Negli stati maggiori i geni militari, costretti a accontentarsi da tempo di francobolli strategici individuabili sul mappamondo solo con la lente di ingrandimento, possono predisporre manovre annibaliche su scenari di migliaia di chilometri dalla Finlandia al Mar Nero, e preparano le operazioni per trasformare capitali con milioni di abitanti in repliche di Pompei. E noi che credevamo che il progresso avesse preso in appalto il futuro!
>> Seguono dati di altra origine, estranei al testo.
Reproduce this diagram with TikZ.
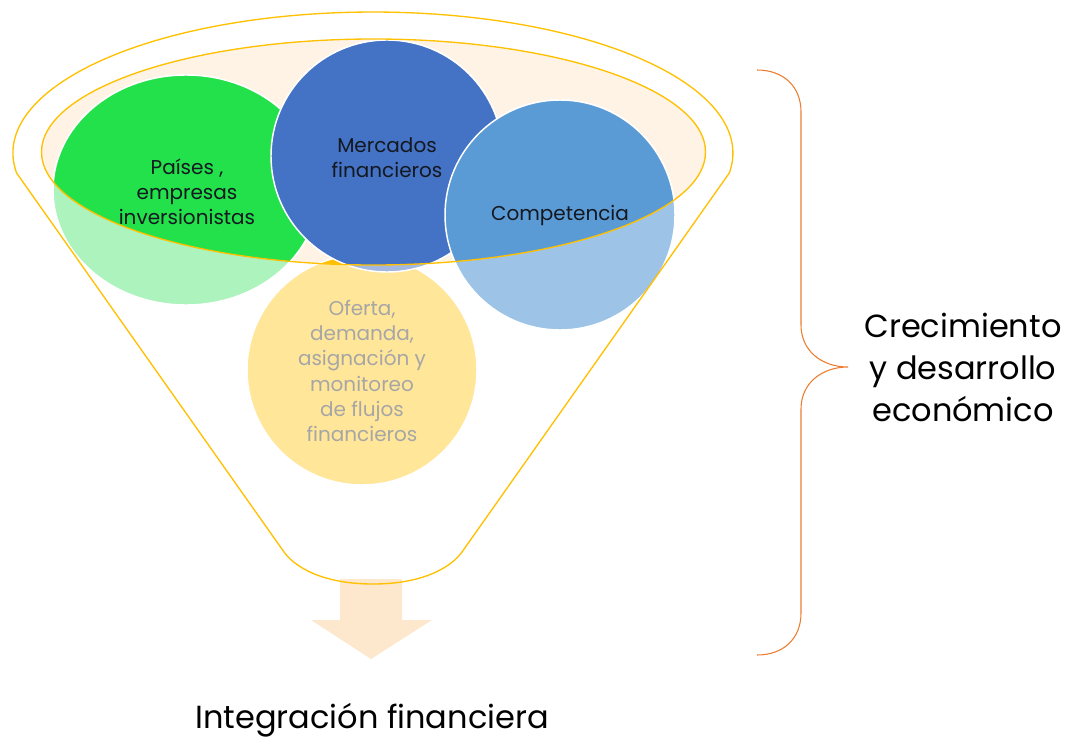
\documentclass[tikz,border=0pt]{standalone}
\usepackage{fontspec}
\setmainfont{Poppins}
\definecolor{gold}{HTML}{FFC000}
\definecolor{peach}{HTML}{FEF3E5}
\definecolor{arrowc}{HTML}{FEE8CD}
\definecolor{greenF}{HTML}{22E14B}
\definecolor{greenW}{HTML}{ADF3BD}
\definecolor{blueF}{HTML}{4472C4}
\definecolor{blueW}{HTML}{A2B8E1}
\definecolor{compF}{HTML}{5B9BD5}
\definecolor{compW}{HTML}{9DC3E6}
\definecolor{yelF}{HTML}{FFC000}
\definecolor{yelW}{HTML}{FFE699}
\definecolor{braceC}{HTML}{ED7D31}
\definecolor{txtdark}{HTML}{141820}
\definecolor{txtgray}{HTML}{A6A6A6}
\begin{document}
\begin{tikzpicture}[x=0.75pt,y=-0.75pt,
  bubble/.style={draw=white,line width=1.1pt},
  goldline/.style={draw=gold,line width=1pt},
  ctext/.style={align=center,inner sep=0pt,text=txtdark,font=\fontsize{15}{18.8}\selectfont},
  gtext/.style={align=center,inner sep=0pt,text=txtgray,font=\fontsize{15}{19}\selectfont},
  bigtext/.style={align=center,inner sep=0pt,text=black,font=\fontsize{24}{31.5}\selectfont}]
\useasboundingbox (0,0) rectangle (1067,742);
% arrow
\fill[arrowc] (340,579) -- (402,579) -- (402,620) -- (432,620) -- (371,659) -- (311,620) -- (340,620) -- cycle;
% inner ellipse fill
\fill[peach] (373.5,152) ellipse [x radius=332, y radius=113];
% washed circles
\filldraw[bubble,fill=greenW] (186,190) ellipse [x radius=133, y radius=115];
\filldraw[bubble,fill=yelW] (362,370) circle [radius=115];
\filldraw[bubble,fill=blueW] (387,156) circle [radius=116];
\filldraw[bubble,fill=compW] (560,215) circle [radius=115];
% full colours inside the inner ellipse
\begin{scope}
\clip (373.5,152) ellipse [x radius=332, y radius=113];
\filldraw[bubble,fill=greenF] (186,190) ellipse [x radius=133, y radius=115];
\filldraw[bubble,fill=yelF] (362,370) circle [radius=115];
\filldraw[bubble,fill=blueF] (387,156) circle [radius=116];
\filldraw[bubble,fill=compF] (560,215) circle [radius=115];
\end{scope}
\draw[goldline] (373.5,152) ellipse [x radius=332, y radius=113];
% funnel outline
\draw[goldline,line join=round] (16.6,173) arc[start angle=171.85, end angle=368.15, x radius=360, y radius=141]
  -- (462,552) .. controls (452,566) and (425,584) .. (373,584) .. controls (321,584) and (294,566) .. (284,552) -- cycle;
% texts
\node[ctext] (paises) at (187,192) {Países ,\\empresas\\inversionistas};
\node[ctext] (mercados) at (387,158) {Mercados\\financieros};
\node[ctext] (comp) at (560,215) {Competencia};
\node[gtext] (oferta) at (362,371) {Oferta,\\demanda,\\asignación y\\monitoreo\\de flujos\\financieros};
\node[bigtext] (crec) at (963,367) {Crecimiento\\y desarrollo\\económico};
\node[bigtext,anchor=base] (integ) at (372,728) {Integración financiera};
% brace
\draw[braceC,line width=0.8pt] (757,70) .. controls (783,70) and (801,86) .. (801,112) -- (801,325)
  .. controls (801,351) and (822,367) .. (848,367) .. controls (822,367) and (801,383) .. (801,409)
  -- (801,613) .. controls (801,639) and (783,655) .. (757,655);
\end{tikzpicture}
\end{document}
E ci illudevamo che la vista anche solo televisiva o fotografica di un branco di mutilati e di storpiati che formano gli eserciti avesse convinto che la guerra è solo orrenda, mandando in pensione la «virile mitologia» di coloro che amano la guerra ma senza farla, imponendola agli altri… Nei grandi schemi globali, ideologicamente gratificanti, bene contro male eccetera, chi, Michel, Macron, Peskov eccetera, chi fa il conto delle vittime, per ora, ucraine e russe? E visto che sono vittime che evidentemente non importano, chi si domanda cosa provano e come soffrono?

Come si è arrivati a questo punto quasi senza accorgersene? Grazie a una estensione della unicità del riferimento, la guerra inevitabile, servita con graduazioni sapientemente omeopatiche. L’espressione di orientamenti divergenti, battersi cioè per tregue, cessate il fuoco, la pace, finisce per perdere qualsiasi significato, a parte l’uso sovrabbondate di citazioni retoriche (lavorare per la pace… La diplomazia si metta al lavoro… Cercare mediatori…) la cui esegesi è costantemente variabile.

La morte di ogni ipotesi alternativa a una guerra sempre più ovvia e totale si ottiene come sempre con dotte calunnie. Il tirannello moscovita e i suoi accoliti fanno in questo il loro mestiere. A stupirci è quanto accade nelle democrazie dove il dissenso e la varietà delle idee dovrebbero essere indispensabili, di più sacrosanti. Intellettuali servili e i cani da guardia della guerra-business invece usano la mannaia: Putin? Un mostro che vuole assoggettare il mondo intero. Nessuno spiega con che mezzi, dove sono le prove se non la sua cattiveria demoniaca. Ma questo basta per condannare qualsiasi dubbio, graduazione e discussione. Si distribuiscono non analisi, dati, ma ossessioni «à la page’». Le enunciazioni che meglio fruttano a loro vantaggio risultano tanto più efficaci quanto più sono l’obitorio della ragione.